# Clean Break



## Clean_Break (May 23, 2010)

I hope you all have been enjoying the Clean Break web series featured on Crackle. We've had some really sensational webisodes and the Behind the Scenes segments are even better IMO. JJ and Brady just hit up some major wind action in Hood River as they learned the basics of kiteboarding and crushed some windsurfing as well. All you paddlers should definitely tune in next week when the Aspen Kayaking show goes live. You'll be able to find all the episodes in full here. 

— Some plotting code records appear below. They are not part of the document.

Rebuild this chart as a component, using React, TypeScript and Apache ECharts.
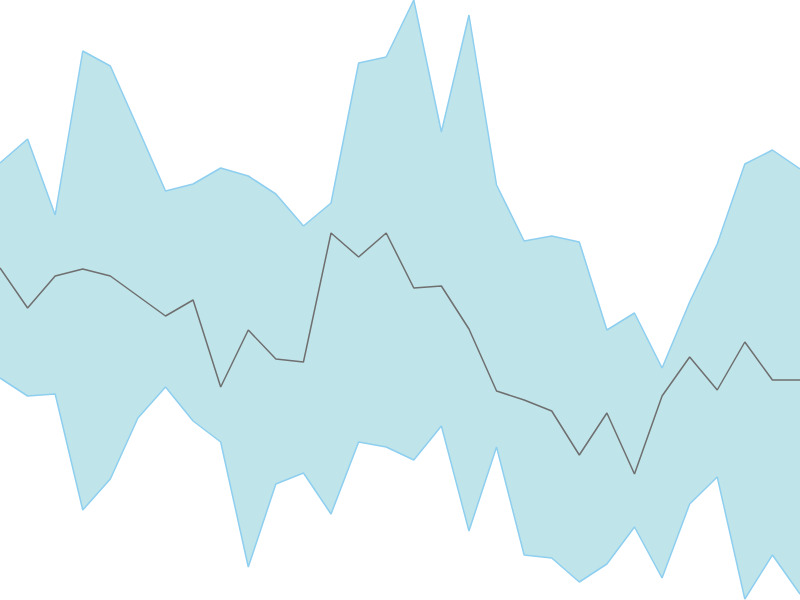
import React, { useEffect, useRef } from "react";
import * as echarts from "echarts";

const categories = Array.from({ length: 30 }, (_, i) => String(i + 1));
const midValues = [332, 292, 324, 331, 324, 304, 284, 300, 213, 270, 241, 238, 367, 343, 367, 312, 314, 271, 209, 200, 189, 145, 187, 126, 204, 243, 210, 258, 220, 220];
const upperValues = [437, 461, 385, 549, 534, 472, 409, 416, 432, 424, 406, 374, 397, 537, 543, 600, 468, 585, 415, 359, 364, 358, 270, 287, 232, 298, 356, 436, 450, 431];
const lowerValues = [222, 204, 206, 90, 121, 182, 213, 179, 158, 33, 116, 127, 86, 158, 153, 140, 174, 69, 153, 45, 42, 18, 36, 73, 22, 96, 123, 1, 45, 6];

export default function App() {
  const ref = useRef<HTMLDivElement>(null);
  useEffect(() => {
    document.body.style.margin = "0";
    const chart = echarts.init(ref.current!, null, { renderer: "svg" });
    const diff = upperValues.map((u, i) => u - lowerValues[i]);
    chart.setOption({
      animation: false,
      grid: { left: 0, right: 0, top: 0, bottom: 0 },
      xAxis: { type: "category", data: categories, boundaryGap: false, show: false },
      yAxis: { type: "value", min: 0, max: 600, show: false },
      series: [
        {
          type: "line",
          data: lowerValues,
          stack: "band",
          symbol: "none",
          lineStyle: { color: "#8ecff0", width: 1.5 },
        },
        {
          type: "line",
          data: diff,
          stack: "band",
          symbol: "none",
          lineStyle: { color: "#8ecff0", width: 1.5 },
          areaStyle: { color: "#bfe4ea", opacity: 1 },
        },
        {
          type: "line",
          data: midValues,
          symbol: "none",
          lineStyle: { color: "#6f6f6f", width: 1.5 },
          z: 5,
        },
      ],
    });
    return () => chart.dispose();
  }, []);
  return <div ref={ref} style={{ position: "absolute", left: 0, top: 0, width: 800, height: 600 }} />;
}
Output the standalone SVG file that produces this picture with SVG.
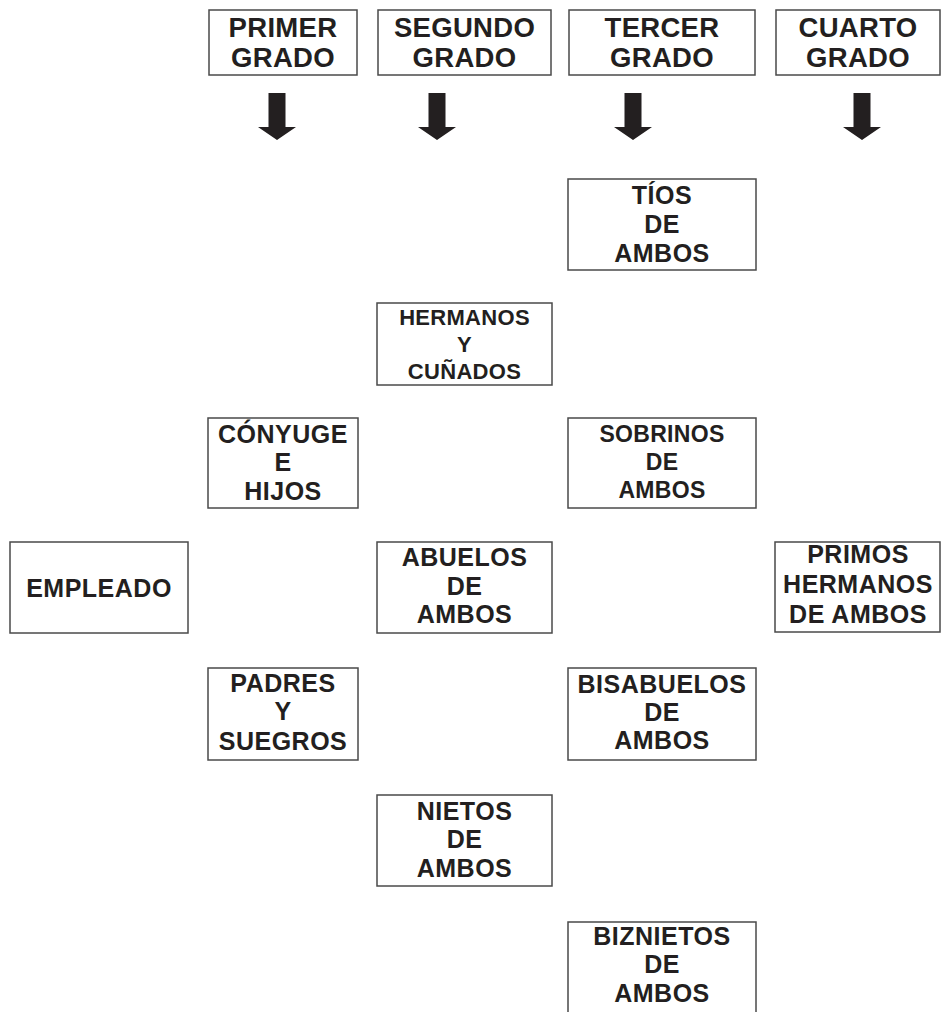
<svg xmlns="http://www.w3.org/2000/svg" width="941" height="1012" viewBox="0 0 941 1012">
<style>
.box{fill:#fff;stroke:#4a4a4a;stroke-width:1.5}
.t{font-family:"Liberation Sans",Arial,sans-serif;font-weight:bold;fill:#231f20;text-anchor:middle;font-size:25px;letter-spacing:0.5px}
.h{font-size:27.5px;letter-spacing:0.3px}
.s22{font-size:22px;letter-spacing:0.3px}
.s23{font-size:23px;letter-spacing:0.3px}
.arr{fill:#231f20}
</style>
<defs>
<path id="arrow" d="M-8.5,93 H8.5 V127 H19 L0,140 L-19,127 H-8.5 Z"/>
</defs>
<g id="header-primer"><rect class="box" x="209" y="10" width="148" height="65"/><text class="t h" x="283" y="37">PRIMER</text><text class="t h" x="283" y="67">GRADO</text></g>
<g id="header-segundo"><rect class="box" x="378" y="10" width="173" height="65"/><text class="t h" x="464.5" y="37">SEGUNDO</text><text class="t h" x="464.5" y="67">GRADO</text></g>
<g id="header-tercer"><rect class="box" x="569" y="10" width="186" height="65"/><text class="t h" x="662" y="37">TERCER</text><text class="t h" x="662" y="67">GRADO</text></g>
<g id="header-cuarto"><rect class="box" x="776" y="10" width="164" height="65"/><text class="t h" x="858" y="37">CUARTO</text><text class="t h" x="858" y="67">GRADO</text></g>
<g id="connectors">
<use href="#arrow" class="arr" x="277"/>
<use href="#arrow" class="arr" x="437"/>
<use href="#arrow" class="arr" x="633"/>
<use href="#arrow" class="arr" x="862"/>
</g>
<g id="tios"><rect class="box" x="568" y="179" width="188" height="91"/><text class="t" x="662" y="204">TÍOS</text><text class="t" x="662" y="233">DE</text><text class="t" x="662" y="262">AMBOS</text></g>
<g id="hermanos"><rect class="box" x="377" y="303" width="175" height="82"/><text class="t s22" x="464.5" y="325">HERMANOS</text><text class="t s22" x="464.5" y="352">Y</text><text class="t s22" x="464.5" y="379">CUÑADOS</text></g>
<g id="conyuge"><rect class="box" x="208" y="418" width="150" height="90"/><text class="t" x="283" y="443">CÓNYUGE</text><text class="t" x="283" y="471">E</text><text class="t" x="283" y="500">HIJOS</text></g>
<g id="sobrinos"><rect class="box" x="568" y="418" width="188" height="90"/><text class="t s23" x="662" y="442">SOBRINOS</text><text class="t s23" x="662" y="470">DE</text><text class="t s23" x="662" y="498">AMBOS</text></g>
<g id="empleado"><rect class="box" x="10" y="542" width="178" height="91"/><text class="t" x="99" y="597">EMPLEADO</text></g>
<g id="abuelos"><rect class="box" x="377" y="542" width="175" height="91"/><text class="t" x="464.5" y="566">ABUELOS</text><text class="t" x="464.5" y="595">DE</text><text class="t" x="464.5" y="623">AMBOS</text></g>
<g id="primos"><rect class="box" x="775" y="542" width="165" height="90"/><text class="t" x="858" y="563">PRIMOS</text><text class="t" x="858" y="593">HERMANOS</text><text class="t" x="858" y="623">DE AMBOS</text></g>
<g id="padres"><rect class="box" x="208" y="668" width="150" height="92"/><text class="t" x="283" y="692">PADRES</text><text class="t" x="283" y="720">Y</text><text class="t" x="283" y="750">SUEGROS</text></g>
<g id="bisabuelos"><rect class="box" x="568" y="668" width="188" height="92"/><text class="t" x="662" y="693">BISABUELOS</text><text class="t" x="662" y="721">DE</text><text class="t" x="662" y="749">AMBOS</text></g>
<g id="nietos"><rect class="box" x="377" y="795" width="175" height="91"/><text class="t" x="464.5" y="820">NIETOS</text><text class="t" x="464.5" y="848">DE</text><text class="t" x="464.5" y="877">AMBOS</text></g>
<g id="biznietos"><rect class="box" x="568" y="922" width="188" height="100"/><text class="t" x="662" y="945">BIZNIETOS</text><text class="t" x="662" y="973">DE</text><text class="t" x="662" y="1002">AMBOS</text></g>
</svg>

For those of you who've been watching - what do you think? What sport do you think you'd dominate and what's been your favorite location so far?


----------



## Clean_Break (May 23, 2010)

How many of you had the chance to catch the Aspen episode? The guys learned how to do a little river kayaking and surprise, surprise Brady crashes again. JJ seems to be a pro picking up these new sports. The behind-the-scenes segment just got posted and it's got more footage of Hydro pranks, the kayaking adventure, and the hilarious night at the comedy club. Who do you think had a better routine -- JJ or Brady?


----------



## lmyers (Jun 10, 2008)

Ok. So I bit and looked because you said "kayaking adventure"...where the hell was that? I waisted 6 minutes of my life for a 5 second clip of what looked like Slaughterhouse Falls...the rest was LAME.


----------



## Clean_Break (May 23, 2010)

Hey Imyers thanks for the feedback. I'm sorry you weren't all that into the kayaking on the trip, but you've got to admit there were some absolutely remarkable shots of the Aspen scenery. Amazingly beautiful out there. And Devil's Punchbowl - man that was one gnarly spot!

Our last episode in Orlando had tons more water action though, if you're looking for that. We met up with some wakeboarding pros and ripped it up. Tons of ramps, jumps and tricks going on. Would love to know what you think about that trip too.


----------